Is Using Sunscreen Paleo?

I always find it interesting when I come across Paleo in context of things other than eating, like running, or endurance training in general, or… like the topic of this post, things one puts on their body.

Let’s start with the obvious: I’m certainly not a dermatology expert, and I invite any of you readers who happen to be a Paleo dermatologist to please comment to this post!

Personally, I feel a bit torn on the subject.  While it’s obvious that we’re living in different ambient conditions, due to the depleted ozone layer, than cavemen experienced, I still don’t love the idea of smearing harsh chemicals all over my skin.  Nor do I want to fry in broad daylight and experience horribly burnt skin.

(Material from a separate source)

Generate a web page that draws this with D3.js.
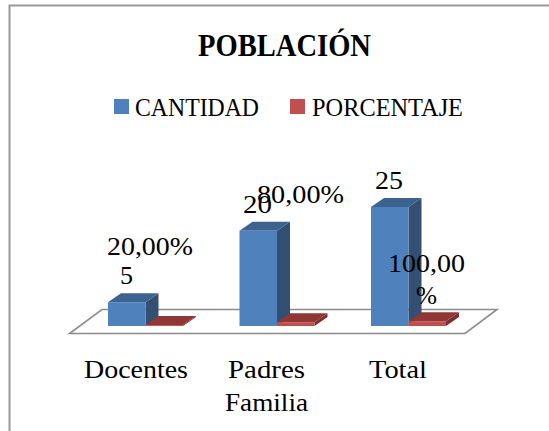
<!DOCTYPE html>
<html><head><meta charset="utf-8">
<script src="https://cdn.jsdelivr.net/npm/d3@7"></script>
<style>html,body{margin:0;padding:0;background:#fff;overflow:hidden}svg{display:block}text{font-family:"Liberation Serif",serif;fill:#000}</style>
</head><body><svg id="c" width="549" height="431"></svg>
<script>
const categories=["Docentes","Padres Familia","Total"];
const categoryLines=[["Docentes"],["Padres","Familia"],["Total"]];
const cantidad=[5,20,25];
const porcentaje=[0.2,0.8,1];
const seriesNames=["CANTIDAD","PORCENTAJE"];
const title="POBLACIÓN";

const svg=d3.select("#c");
svg.append("path").attr("d","M9.5,440V5.5H560").attr("fill","none").attr("stroke","#999").attr("stroke-width",2);

const y=d3.scaleLinear().domain([0,25]).range([326,207]);
const x0=d3.scalePoint().domain(categories).range([108,371]);
const bw=37.5, dx=13, dy=9;

const fl=[[69.5,333.5],[465,333.5],[497,309.5],[102,309.5]];
svg.append("path").attr("d",d3.line()(fl)+"Z").attr("fill","none").attr("stroke","#8c8c8c").attr("stroke-width",1.6);

function bar(g,xl,v,c){
  const t=y(v), b=y(0);
  g.append("polygon").attr("points",[[xl+bw,b],[xl+bw+dx,b-dy],[xl+bw+dx,t-dy],[xl+bw,t]].join(" ")).attr("fill",c.side);
  g.append("polygon").attr("points",[[xl,t],[xl+dx,t-dy],[xl+bw+dx,t-dy],[xl+bw,t]].join(" ")).attr("fill",c.top);
  g.append("rect").attr("x",xl).attr("y",t).attr("width",bw).attr("height",b-t).attr("fill",c.front);
}
const blue={front:"#4f81bd",side:"#334f72",top:"#3c6390"};
const red={front:"#c0504d",side:"#7a2f2d",top:"#8e3735"};
const g=svg.append("g");
categories.forEach((k,i)=>{
  bar(g,x0(k),cantidad[i],blue);
  bar(g,x0(k)+bw,porcentaje[i],red);
});

const fs=26;
// left edge, width and baseline of every text, fitted to the reference
const label=(s,xl,w,yb,size,weight)=>svg.append("text")
  .attr("x",xl).attr("y",yb).attr("font-size",size||fs).attr("font-weight",weight||400)
  .attr("textLength",w).attr("lengthAdjust","spacingAndGlyphs").text(s);

label(title,198,173,56,32,700);

svg.append("rect").attr("x",114).attr("y",99).attr("width",15).attr("height",15).attr("fill","#4f81bd");
label(seriesNames[0],135,124,116);
svg.append("rect").attr("x",290).attr("y",99).attr("width",15).attr("height",15).attr("fill","#c0504d");
label(seriesNames[1],312,151,116);

label(categoryLines[0][0],84,104,378);
label(categoryLines[1][0],228,77,378);
label(categoryLines[1][1],225,83,411);
label(categoryLines[2][0],369,58,378);

label(String(cantidad[0]),120,13,284);
label(String(cantidad[1]),243,29,213);
label(String(cantidad[2]),375,28,189);
label("20,00%",107,86,255);
label("80,00%",257,87,203);
label("100,00",388,77,272);
label("%",416,21,304);
</script></body></html>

Many scientists studying cancer have come to the conclusion that the use of sunscreen chemicals may be increasing the incidence of cancer and that sunlight exposure may actually decrease human cancer rates and improve your health.

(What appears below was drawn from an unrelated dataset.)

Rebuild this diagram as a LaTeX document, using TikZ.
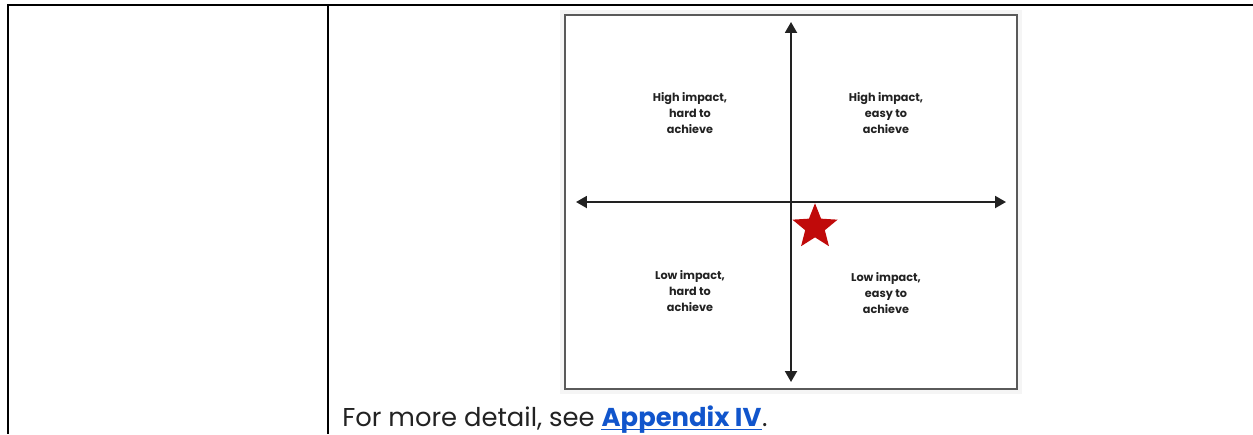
\documentclass[tikz,border=0pt]{standalone}
\usepackage{fontspec}
\setmainfont{Poppins}
\usetikzlibrary{arrows.meta,shapes.geometric,positioning}
\definecolor{axisgray}{HTML}{222222}
\definecolor{framegray}{HTML}{5A5A5A}
\definecolor{starred}{HTML}{C00A0A}
\definecolor{linkblue}{HTML}{1155CC}

\begin{document}
\begin{tikzpicture}[x=0.02cm,y=-0.02cm,
  quad/.style={font=\fontsize{6.4}{9.1}\selectfont\bfseries, align=center, inner sep=0pt, text=axisgray},
  axis/.style={draw=axisgray, line width=1.1pt, {Triangle[length=6.2pt,width=6.8pt]}-{Triangle[length=6.2pt,width=6.8pt]}},
  body/.style={inner sep=0pt, font=\fontsize{14.7}{18}\selectfont}]
\useasboundingbox (0,0) rectangle (1253,434);
% table rules
\draw [black, line width=1.2pt] (7,5) -- (1253,5);
\draw [black, line width=1.2pt] (8,5) -- (8,434);
\draw [black, line width=1.1pt] (328,5) -- (328,434);
% chart frame
\draw [black!4, line width=3pt] (563,13) rectangle (1019,391);
\draw [framegray, line width=0.8pt] (565,15) rectangle (1017,389);
% axes
\coordinate (top) at (791,22);
\coordinate (bot) at (791,382);
\coordinate (left) at (576,202);
\coordinate (right) at (1006,202);
\draw [axis] (top) -- (bot);
\draw [axis] (left) -- (right);
% quadrants
\node [quad] (hardhigh) at (690,113) {High impact,\\hard to\\achieve};
\node [quad] (easyhigh) at (886,113) {High impact,\\easy to\\achieve};
\node [quad] (hardlow) at (690,291) {Low impact,\\hard to\\achieve};
\node [quad] (easylow) at (886,293) {Low impact,\\easy to\\achieve};
\node [star, star points=5, star point ratio=2.3, fill=starred, inner sep=0pt, minimum size=0.95cm] (mark) at (815,227) {};
% caption
\node [body, anchor=base west, text=axisgray] (caption) at (342,426) {For more detail, see};
\node [body, anchor=base west, text=linkblue, font=\fontsize{14.7}{18}\selectfont\bfseries, xshift=3.6pt] (link) at (caption.base east) {Appendix IV};
\node [body, anchor=base west, text=axisgray] (stop) at (link.base east) {.};
\draw [linkblue, line width=0.8pt] ([yshift=-2pt]link.base west) -- ([yshift=-2pt]link.base east);
\end{tikzpicture}
\end{document}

Chemical Sunscreens have been shown to generate free radicals (which, amongst other side effects, can actually age the skin prematurely…just like overdoing sun exposure), have strong estrogenic activity and, since they are foreign to the body, can be stored and saved in body fat.

There is also the option of a physical sunscreen, like zinc oxide and titanium dioxide, but some choose not to use them as they’re thicker and more difficult to apply.

What I do, and again, I’m not positioning this as ‘here is what you should do’, is to get some sun, which my dermatologist recommends, but not too much and I use a mixture of vitamin C powder mixed with water as a homemade ‘sunscreen’.  I have my skin checked annually by my dermatologist, as well.

The sun itself is not the enemy.  Because I do get some sun exposure each day, along with the fact that I follow the Paleo diet diligently, it comes as no surprise each year when I have my physical exam and my Vitamin D levels are at the top end of normal… including the three years that I lived in Seattle!